● **Stated goal**:
Don't include pictures. Quote the lines below from the first through the line that contains "1539, 1539, 1539];".

● **Recorded data**:

______________________________

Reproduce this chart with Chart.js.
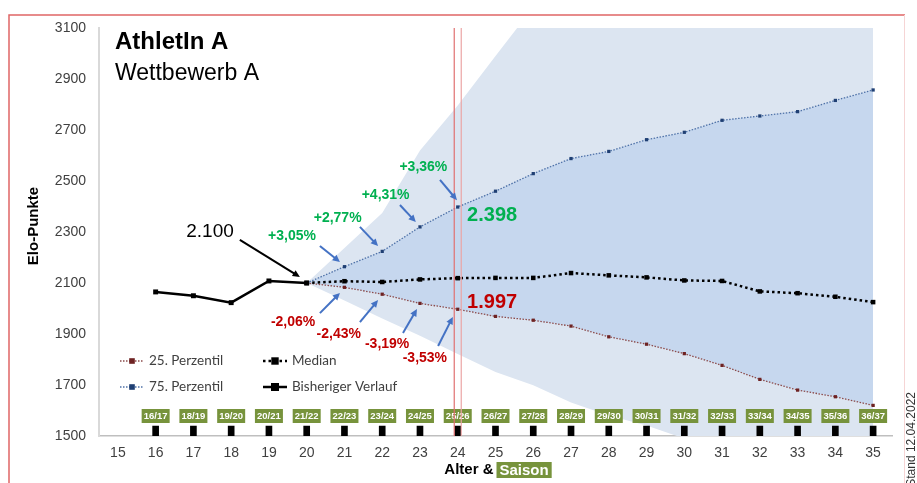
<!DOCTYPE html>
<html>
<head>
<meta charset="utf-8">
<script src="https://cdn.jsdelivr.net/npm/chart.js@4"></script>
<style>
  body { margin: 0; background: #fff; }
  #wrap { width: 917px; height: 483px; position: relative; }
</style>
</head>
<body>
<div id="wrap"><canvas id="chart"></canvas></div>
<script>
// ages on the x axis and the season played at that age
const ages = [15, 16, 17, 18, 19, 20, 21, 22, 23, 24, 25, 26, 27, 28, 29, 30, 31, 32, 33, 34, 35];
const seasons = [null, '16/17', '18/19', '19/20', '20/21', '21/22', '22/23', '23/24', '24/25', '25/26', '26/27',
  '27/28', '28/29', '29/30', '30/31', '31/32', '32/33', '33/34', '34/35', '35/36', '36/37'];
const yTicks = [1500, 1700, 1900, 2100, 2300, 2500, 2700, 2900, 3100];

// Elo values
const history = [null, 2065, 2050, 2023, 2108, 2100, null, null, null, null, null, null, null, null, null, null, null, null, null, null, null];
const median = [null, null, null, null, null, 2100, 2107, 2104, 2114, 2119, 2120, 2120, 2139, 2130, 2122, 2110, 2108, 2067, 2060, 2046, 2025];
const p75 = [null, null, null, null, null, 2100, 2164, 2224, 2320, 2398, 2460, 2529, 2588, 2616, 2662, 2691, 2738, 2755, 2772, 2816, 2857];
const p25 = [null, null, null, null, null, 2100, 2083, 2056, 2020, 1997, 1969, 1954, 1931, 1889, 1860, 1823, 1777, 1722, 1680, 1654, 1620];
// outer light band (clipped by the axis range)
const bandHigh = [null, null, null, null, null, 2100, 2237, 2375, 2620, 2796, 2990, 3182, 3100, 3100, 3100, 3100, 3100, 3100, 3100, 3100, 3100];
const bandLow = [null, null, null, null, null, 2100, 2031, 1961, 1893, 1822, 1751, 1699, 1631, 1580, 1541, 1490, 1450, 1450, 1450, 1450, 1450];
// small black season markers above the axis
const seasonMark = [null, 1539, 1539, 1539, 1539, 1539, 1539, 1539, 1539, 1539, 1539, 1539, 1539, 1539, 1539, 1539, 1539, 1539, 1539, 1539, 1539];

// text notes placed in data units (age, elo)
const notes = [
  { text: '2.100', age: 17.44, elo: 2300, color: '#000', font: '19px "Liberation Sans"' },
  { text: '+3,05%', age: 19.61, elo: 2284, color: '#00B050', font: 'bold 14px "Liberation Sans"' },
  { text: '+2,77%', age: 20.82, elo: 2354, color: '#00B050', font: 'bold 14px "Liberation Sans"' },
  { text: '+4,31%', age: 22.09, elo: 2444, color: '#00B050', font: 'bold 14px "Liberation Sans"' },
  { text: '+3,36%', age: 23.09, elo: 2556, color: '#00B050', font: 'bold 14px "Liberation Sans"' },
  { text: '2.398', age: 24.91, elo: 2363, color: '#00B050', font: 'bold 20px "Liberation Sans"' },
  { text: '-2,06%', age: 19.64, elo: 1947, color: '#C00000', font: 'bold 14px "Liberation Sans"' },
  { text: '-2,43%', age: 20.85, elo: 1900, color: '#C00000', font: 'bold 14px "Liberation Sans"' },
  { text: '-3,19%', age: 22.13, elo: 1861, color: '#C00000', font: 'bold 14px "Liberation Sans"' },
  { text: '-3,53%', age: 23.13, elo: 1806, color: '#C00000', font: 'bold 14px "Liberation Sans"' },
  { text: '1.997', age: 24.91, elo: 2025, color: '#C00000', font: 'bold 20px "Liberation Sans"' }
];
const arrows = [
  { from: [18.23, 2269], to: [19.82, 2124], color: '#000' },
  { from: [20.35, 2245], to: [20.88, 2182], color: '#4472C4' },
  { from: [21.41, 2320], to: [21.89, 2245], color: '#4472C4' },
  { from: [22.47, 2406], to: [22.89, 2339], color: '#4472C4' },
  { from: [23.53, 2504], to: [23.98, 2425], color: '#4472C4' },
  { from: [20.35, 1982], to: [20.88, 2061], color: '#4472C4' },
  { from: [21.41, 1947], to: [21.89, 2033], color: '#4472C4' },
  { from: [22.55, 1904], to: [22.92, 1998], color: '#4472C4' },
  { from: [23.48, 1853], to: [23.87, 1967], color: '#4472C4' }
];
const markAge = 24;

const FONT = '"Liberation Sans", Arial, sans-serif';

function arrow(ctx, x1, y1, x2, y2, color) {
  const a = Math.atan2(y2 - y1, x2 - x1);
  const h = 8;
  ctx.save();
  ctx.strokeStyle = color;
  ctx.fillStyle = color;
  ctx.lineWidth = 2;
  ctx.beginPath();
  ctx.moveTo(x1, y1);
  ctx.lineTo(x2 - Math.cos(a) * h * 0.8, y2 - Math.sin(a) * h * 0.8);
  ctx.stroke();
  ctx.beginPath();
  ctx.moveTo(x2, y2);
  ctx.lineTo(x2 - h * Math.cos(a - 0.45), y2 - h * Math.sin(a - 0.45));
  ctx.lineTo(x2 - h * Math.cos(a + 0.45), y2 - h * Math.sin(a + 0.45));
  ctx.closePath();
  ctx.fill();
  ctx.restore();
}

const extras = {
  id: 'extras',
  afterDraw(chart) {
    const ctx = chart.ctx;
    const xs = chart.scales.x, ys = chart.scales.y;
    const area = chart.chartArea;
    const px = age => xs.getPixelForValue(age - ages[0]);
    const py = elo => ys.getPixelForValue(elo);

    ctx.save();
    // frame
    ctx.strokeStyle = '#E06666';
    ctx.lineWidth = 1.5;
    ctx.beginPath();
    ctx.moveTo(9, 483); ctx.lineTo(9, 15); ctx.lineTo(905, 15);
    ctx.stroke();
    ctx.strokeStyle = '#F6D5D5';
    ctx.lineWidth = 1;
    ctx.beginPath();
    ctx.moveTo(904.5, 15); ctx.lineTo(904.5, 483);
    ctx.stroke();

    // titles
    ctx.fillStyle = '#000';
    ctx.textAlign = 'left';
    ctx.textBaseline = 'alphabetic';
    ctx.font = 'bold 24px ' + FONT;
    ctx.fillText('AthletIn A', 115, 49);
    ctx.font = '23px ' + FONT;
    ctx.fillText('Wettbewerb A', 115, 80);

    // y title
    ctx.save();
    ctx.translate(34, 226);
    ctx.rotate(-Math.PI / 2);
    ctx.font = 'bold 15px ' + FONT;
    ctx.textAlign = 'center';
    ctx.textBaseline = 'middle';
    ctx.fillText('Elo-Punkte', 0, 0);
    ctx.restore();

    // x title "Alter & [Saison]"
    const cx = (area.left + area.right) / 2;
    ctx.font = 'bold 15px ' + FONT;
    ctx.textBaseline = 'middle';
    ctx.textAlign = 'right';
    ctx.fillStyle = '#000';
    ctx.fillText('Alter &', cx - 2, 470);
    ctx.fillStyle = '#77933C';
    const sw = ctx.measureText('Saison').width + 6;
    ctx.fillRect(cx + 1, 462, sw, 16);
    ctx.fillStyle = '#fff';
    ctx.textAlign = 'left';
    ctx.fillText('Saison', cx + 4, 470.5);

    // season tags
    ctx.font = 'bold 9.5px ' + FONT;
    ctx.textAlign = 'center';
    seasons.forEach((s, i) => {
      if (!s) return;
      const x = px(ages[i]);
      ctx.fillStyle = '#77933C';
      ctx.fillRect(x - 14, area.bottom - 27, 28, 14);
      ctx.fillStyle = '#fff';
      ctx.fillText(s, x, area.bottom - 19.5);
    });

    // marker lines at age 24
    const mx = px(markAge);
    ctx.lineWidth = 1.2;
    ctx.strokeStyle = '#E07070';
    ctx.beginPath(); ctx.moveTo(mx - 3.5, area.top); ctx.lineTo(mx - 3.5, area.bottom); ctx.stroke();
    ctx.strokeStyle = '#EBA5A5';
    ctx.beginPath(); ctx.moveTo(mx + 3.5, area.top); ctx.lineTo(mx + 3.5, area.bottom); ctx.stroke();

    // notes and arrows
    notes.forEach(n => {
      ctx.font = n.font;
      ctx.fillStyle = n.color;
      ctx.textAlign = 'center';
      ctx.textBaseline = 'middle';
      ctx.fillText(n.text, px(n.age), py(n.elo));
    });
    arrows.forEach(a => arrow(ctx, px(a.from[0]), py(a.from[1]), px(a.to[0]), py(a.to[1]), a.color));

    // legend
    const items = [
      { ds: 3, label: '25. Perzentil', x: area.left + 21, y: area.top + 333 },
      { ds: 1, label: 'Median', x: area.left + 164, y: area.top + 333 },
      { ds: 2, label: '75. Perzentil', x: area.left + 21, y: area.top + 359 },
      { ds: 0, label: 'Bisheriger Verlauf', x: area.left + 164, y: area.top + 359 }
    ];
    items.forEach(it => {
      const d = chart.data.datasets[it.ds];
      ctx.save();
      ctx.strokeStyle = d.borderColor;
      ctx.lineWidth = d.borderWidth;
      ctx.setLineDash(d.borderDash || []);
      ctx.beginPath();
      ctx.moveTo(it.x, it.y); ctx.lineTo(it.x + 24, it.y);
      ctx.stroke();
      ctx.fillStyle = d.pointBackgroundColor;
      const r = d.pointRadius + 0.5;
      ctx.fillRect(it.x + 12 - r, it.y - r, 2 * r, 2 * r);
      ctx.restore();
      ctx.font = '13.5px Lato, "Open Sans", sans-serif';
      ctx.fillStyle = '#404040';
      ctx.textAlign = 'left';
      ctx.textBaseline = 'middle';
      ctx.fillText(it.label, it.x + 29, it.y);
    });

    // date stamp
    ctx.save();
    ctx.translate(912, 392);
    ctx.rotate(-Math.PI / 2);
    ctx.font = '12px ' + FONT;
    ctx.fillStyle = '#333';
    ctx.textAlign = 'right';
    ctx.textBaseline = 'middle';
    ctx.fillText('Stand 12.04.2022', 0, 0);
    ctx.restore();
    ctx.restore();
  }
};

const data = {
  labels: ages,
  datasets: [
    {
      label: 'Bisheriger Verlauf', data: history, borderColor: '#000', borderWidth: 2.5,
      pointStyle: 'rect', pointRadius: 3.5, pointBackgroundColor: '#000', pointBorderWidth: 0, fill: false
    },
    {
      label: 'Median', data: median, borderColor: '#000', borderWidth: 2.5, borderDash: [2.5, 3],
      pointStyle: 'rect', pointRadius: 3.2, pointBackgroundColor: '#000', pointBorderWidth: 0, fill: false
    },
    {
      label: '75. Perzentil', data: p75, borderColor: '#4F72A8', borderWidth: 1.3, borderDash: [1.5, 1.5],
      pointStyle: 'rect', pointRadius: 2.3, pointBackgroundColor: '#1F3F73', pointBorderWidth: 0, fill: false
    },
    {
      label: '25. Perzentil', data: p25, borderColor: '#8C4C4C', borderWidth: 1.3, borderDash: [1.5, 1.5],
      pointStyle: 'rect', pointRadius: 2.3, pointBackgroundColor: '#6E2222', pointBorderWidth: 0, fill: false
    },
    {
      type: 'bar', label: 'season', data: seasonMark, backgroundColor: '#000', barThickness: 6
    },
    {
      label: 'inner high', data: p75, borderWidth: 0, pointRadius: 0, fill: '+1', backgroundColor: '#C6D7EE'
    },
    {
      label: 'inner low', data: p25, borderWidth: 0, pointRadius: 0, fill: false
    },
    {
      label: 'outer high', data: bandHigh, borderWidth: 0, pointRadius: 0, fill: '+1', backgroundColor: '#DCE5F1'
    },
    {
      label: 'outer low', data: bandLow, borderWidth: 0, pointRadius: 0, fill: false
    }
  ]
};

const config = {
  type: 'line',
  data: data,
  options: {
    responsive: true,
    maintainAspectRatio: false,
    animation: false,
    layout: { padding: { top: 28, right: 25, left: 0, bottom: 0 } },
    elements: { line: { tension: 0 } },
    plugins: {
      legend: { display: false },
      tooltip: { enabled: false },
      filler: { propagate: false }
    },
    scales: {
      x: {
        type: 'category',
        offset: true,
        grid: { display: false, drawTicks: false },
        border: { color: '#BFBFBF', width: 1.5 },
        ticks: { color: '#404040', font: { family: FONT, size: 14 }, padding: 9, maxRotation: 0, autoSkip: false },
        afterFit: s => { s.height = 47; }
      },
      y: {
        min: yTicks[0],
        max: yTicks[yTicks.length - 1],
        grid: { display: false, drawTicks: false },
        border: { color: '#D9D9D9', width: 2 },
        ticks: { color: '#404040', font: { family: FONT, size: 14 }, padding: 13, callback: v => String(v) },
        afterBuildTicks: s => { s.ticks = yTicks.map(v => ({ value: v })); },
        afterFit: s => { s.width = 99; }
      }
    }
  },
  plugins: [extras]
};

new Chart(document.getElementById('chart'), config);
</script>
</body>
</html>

______________________________

● **Expected output**:
Reproduce this chart with Chart.js.
<!DOCTYPE html>
<html>
<head>
<meta charset="utf-8">
<script src="https://cdn.jsdelivr.net/npm/chart.js@4"></script>
<style>
  body { margin: 0; background: #fff; }
  #wrap { width: 917px; height: 483px; position: relative; }
</style>
</head>
<body>
<div id="wrap"><canvas id="chart"></canvas></div>
<script>
// ages on the x axis and the season played at that age
const ages = [15, 16, 17, 18, 19, 20, 21, 22, 23, 24, 25, 26, 27, 28, 29, 30, 31, 32, 33, 34, 35];
const seasons = [null, '16/17', '18/19', '19/20', '20/21', '21/22', '22/23', '23/24', '24/25', '25/26', '26/27',
  '27/28', '28/29', '29/30', '30/31', '31/32', '32/33', '33/34', '34/35', '35/36', '36/37'];
const yTicks = [1500, 1700, 1900, 2100, 2300, 2500, 2700, 2900, 3100];

// Elo values
const history = [null, 2065, 2050, 2023, 2108, 2100, null, null, null, null, null, null, null, null, null, null, null, null, null, null, null];
const median = [null, null, null, null, null, 2100, 2107, 2104, 2114, 2119, 2120, 2120, 2139, 2130, 2122, 2110, 2108, 2067, 2060, 2046, 2025];
const p75 = [null, null, null, null, null, 2100, 2164, 2224, 2320, 2398, 2460, 2529, 2588, 2616, 2662, 2691, 2738, 2755, 2772, 2816, 2857];
const p25 = [null, null, null, null, null, 2100, 2083, 2056, 2020, 1997, 1969, 1954, 1931, 1889, 1860, 1823, 1777, 1722, 1680, 1654, 1620];
// outer light band (clipped by the axis range)
const bandHigh = [null, null, null, null, null, 2100, 2237, 2375, 2620, 2796, 2990, 3182, 3100, 3100, 3100, 3100, 3100, 3100, 3100, 3100, 3100];
const bandLow = [null, null, null, null, null, 2100, 2031, 1961, 1893, 1822, 1751, 1699, 1631, 1580, 1541, 1490, 1450, 1450, 1450, 1450, 1450];
// small black season markers above the axis
const seasonMark = [null, 1539, 1539, 1539, 1539, 1539, 1539, 1539, 1539, 1539, 1539, 1539, 1539, 1539, 1539, 1539, 1539, 1539, 1539, 1539, 1539];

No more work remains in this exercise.